By SCOTT PURKS, Times Staff Writer
© St. Petersburg Times
published June 23, 2002
The last time Bryce Wegerle's name appeared in the Times was in May 2001 in a listing of Gaither graduates.
It almost doesn't seem real. Barely more than a year ago, he was leading Gaither to a state final before losing 1-0 to Orange Park on penalty kicks.
A few weeks later, he was named the Times All-Suncoast Player of the Year after scoring a school-record 24 goals, including five in seven playoff games.
Then he signed a scholarship to James Madison, and then ...
"And then I decided to take an offer to pursue my dream of playing professional soccer," he said. "And that offer happened to be in Italy (in the Seriea League, which some argue is the best in the world)."
He was signed by Italian recruiters who just happened to be in Florida when Wegerle played in a club game. They saw him play, and just like that, they wanted to make a deal.
The signing was something few Americans, especially one fresh out of high school, have ever done.
Undaunted, Wegerle went to Udine, Italy, to play for Udinese's reserve team, which is roughly the equivalent of playing for the Yankees Triple A team and getting called up to the big leagues for a cup of coffee every now and then.
"And that," Wegerle's former Black Watch club coach Kelvin Jones said, "is truly remarkable.
"For people who don't follow soccer it might be difficult to appreciate, but making the jump to that level speaks volumes about his talent, which we've always said is off the charts.
"If he wants to keep working at it, he'll probably do just what he wants to do, which is play professional soccer for a living for a long, long time."
His dad, Steve Wegerle, played for the Tampa Bay Rowdies, and his uncle, Roy Wegerle, played for several professional teams and in the 1998 World Cup for the United States.
"He has some of the best soccer advisers anyone would want to have," Jones said. "Hopefully he will listen to what they have to say."
It appears Wegerle has done that along with some soul searching on his own. When he first got to Italy, he admitted it wasn't all peaches and cream.
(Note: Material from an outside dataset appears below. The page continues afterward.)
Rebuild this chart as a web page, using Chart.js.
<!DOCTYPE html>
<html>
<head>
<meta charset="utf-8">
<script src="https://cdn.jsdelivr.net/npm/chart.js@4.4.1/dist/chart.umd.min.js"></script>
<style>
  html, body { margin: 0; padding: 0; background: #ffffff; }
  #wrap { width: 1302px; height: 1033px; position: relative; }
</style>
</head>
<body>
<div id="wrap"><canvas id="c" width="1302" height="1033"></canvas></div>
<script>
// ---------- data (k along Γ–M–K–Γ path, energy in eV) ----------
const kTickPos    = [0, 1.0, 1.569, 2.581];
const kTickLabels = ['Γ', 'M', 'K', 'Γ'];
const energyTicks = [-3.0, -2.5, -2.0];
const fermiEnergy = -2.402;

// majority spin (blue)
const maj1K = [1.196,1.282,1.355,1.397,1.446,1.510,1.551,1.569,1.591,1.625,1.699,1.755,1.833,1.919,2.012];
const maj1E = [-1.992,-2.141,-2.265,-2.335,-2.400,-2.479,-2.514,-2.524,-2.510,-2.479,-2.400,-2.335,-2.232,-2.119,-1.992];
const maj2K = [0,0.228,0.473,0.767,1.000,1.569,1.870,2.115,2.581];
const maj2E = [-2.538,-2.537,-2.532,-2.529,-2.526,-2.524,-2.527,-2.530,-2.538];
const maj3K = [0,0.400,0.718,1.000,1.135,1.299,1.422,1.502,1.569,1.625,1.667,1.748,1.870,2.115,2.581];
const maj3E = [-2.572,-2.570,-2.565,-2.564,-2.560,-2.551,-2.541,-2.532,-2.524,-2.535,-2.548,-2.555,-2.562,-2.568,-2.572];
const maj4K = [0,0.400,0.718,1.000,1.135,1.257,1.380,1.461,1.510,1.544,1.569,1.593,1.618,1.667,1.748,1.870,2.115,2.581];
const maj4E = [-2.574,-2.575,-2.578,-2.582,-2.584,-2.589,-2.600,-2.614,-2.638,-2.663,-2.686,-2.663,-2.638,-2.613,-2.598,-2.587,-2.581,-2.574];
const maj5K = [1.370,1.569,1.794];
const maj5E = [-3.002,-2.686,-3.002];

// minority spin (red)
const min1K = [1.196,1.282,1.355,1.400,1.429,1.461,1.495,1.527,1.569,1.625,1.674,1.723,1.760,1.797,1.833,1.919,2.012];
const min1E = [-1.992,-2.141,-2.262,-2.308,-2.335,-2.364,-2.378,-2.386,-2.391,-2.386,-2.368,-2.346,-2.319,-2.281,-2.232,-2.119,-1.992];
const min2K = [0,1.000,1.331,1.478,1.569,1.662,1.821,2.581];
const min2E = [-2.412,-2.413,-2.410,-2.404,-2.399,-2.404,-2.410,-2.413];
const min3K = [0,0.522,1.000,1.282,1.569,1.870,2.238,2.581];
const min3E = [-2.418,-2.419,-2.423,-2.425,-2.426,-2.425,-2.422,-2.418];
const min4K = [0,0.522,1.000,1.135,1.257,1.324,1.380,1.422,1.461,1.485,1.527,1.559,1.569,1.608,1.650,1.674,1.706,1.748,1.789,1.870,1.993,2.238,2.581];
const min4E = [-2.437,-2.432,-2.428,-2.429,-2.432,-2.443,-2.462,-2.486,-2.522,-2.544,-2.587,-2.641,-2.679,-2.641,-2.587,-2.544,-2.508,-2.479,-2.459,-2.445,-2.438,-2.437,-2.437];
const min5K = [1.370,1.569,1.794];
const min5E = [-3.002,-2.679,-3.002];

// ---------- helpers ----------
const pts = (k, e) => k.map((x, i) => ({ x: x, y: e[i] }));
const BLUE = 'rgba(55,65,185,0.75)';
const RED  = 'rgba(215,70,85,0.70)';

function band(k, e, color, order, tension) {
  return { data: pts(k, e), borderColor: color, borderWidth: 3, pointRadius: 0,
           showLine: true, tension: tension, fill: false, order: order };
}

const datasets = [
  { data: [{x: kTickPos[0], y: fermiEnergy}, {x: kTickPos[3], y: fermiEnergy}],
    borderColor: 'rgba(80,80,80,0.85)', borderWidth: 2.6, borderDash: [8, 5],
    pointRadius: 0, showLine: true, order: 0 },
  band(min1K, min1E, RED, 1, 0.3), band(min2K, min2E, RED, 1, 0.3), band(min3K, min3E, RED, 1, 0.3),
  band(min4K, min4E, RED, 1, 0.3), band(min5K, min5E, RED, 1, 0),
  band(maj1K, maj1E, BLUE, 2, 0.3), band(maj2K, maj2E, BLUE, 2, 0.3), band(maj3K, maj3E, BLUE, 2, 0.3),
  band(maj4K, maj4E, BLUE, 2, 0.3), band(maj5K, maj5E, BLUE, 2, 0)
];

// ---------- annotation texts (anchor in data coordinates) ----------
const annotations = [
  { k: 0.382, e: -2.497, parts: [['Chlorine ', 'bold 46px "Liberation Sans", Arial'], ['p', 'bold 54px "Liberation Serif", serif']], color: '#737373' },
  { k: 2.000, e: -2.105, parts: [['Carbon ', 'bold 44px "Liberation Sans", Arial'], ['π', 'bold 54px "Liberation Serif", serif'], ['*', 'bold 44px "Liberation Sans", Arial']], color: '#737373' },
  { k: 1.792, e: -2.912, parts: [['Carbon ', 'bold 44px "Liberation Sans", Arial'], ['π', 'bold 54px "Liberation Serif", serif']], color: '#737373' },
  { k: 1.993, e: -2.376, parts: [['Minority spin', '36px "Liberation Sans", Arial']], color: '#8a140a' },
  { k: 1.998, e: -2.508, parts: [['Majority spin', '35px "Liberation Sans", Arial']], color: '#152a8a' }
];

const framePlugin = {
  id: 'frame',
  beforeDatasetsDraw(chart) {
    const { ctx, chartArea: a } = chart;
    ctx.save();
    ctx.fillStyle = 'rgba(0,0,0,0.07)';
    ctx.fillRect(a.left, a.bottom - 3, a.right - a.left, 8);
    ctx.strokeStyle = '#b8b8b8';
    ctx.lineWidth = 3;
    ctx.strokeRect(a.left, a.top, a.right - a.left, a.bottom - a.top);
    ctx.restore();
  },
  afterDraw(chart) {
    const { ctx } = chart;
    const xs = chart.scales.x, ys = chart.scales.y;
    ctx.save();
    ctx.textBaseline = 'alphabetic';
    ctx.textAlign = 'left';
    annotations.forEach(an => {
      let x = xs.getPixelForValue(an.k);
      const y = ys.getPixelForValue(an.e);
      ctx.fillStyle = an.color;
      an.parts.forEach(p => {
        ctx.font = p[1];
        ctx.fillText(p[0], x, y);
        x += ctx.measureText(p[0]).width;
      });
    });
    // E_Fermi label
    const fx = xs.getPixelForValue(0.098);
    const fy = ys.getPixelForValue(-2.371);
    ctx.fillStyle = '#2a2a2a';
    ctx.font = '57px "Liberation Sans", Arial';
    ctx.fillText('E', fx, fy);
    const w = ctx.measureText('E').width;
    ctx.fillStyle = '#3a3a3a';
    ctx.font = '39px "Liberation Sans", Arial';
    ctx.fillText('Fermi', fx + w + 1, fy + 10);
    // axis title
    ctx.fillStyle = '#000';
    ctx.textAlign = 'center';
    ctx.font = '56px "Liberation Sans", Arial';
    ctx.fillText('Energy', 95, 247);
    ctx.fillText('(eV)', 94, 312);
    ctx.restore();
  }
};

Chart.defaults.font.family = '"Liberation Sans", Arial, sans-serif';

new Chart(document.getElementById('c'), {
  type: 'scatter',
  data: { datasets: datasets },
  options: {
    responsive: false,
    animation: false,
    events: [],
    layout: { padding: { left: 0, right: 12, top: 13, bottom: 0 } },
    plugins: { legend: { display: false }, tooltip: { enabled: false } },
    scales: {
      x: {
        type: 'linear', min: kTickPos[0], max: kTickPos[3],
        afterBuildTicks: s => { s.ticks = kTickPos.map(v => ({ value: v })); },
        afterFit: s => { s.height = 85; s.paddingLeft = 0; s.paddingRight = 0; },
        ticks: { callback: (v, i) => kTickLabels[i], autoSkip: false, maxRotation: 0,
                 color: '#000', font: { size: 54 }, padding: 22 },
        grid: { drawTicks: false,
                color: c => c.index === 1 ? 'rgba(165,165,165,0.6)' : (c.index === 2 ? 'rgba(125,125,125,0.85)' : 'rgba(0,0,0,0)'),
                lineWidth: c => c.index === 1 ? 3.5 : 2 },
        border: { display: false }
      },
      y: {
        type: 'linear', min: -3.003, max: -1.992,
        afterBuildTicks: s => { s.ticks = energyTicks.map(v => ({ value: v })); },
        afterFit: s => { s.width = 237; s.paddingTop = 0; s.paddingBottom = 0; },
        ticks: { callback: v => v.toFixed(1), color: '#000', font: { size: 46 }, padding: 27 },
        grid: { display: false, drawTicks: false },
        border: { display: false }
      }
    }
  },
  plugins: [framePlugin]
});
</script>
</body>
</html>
"It was hard, real hard," he said from California where he was training with the U.S. under-20 national team. "I had this image of how great and fun all of it would be, and well, I learned this is a serious job.
"A job that you have to work very, very hard at. It's very competitive among the players, who are all trying to make the team. Most of it isn't glamorous at all. ...
"So for a little while there, I got real nostalgic and wanted to go home. I missed my friends.
"I didn't want to train. I made excuses and said I was hurt. I really just had a bad attitude.
"But then one day I said, "What are you doing?' And I sat myself down and said, "This is what you said you wanted to do. You said you wanted to be a professional soccer player. So you're going to have to start acting like a professional."'
And he did.
During the past four months, he has "Turned it around," scoring 12 goals in 11 games, a feat the team's president noticed. Now, about a month before he's scheduled to return to Italy, it appears Wegerle is on the verge of signing a four- to five-year contract to play with the Udinese "A" team.
"I realized you can't have a bad attitude one week and a good one the next," Wegerle said. "You can't do that in your job. And this is my job."
Besides the social and heavy training adjustments, he said the style of play is different. "Very sophisticated, very tactical.
"You kind of don't understand it at first but after a while you see how it helps. It's very, very different from what we did in Florida."
And finally, they have switched his position, from midfielder (the team's quarterback) to an "attacante," an attacking forward.
"I don't like it one bit, I'm a midfielder," Wegerle said. "But they see me as a big (185 pounds), tall (6 feet 2), fast forward who can score a lot of goals.
"I tried to discuss it with the coach in Italian, but I don't think I got my point across.
"Every team is looking for someone who can score goals, and that's the way they see me. But I see myself as a midfielder, a guy who handles the ball more. I still don't like it one bit.
"But I guess you have to do what you have to do."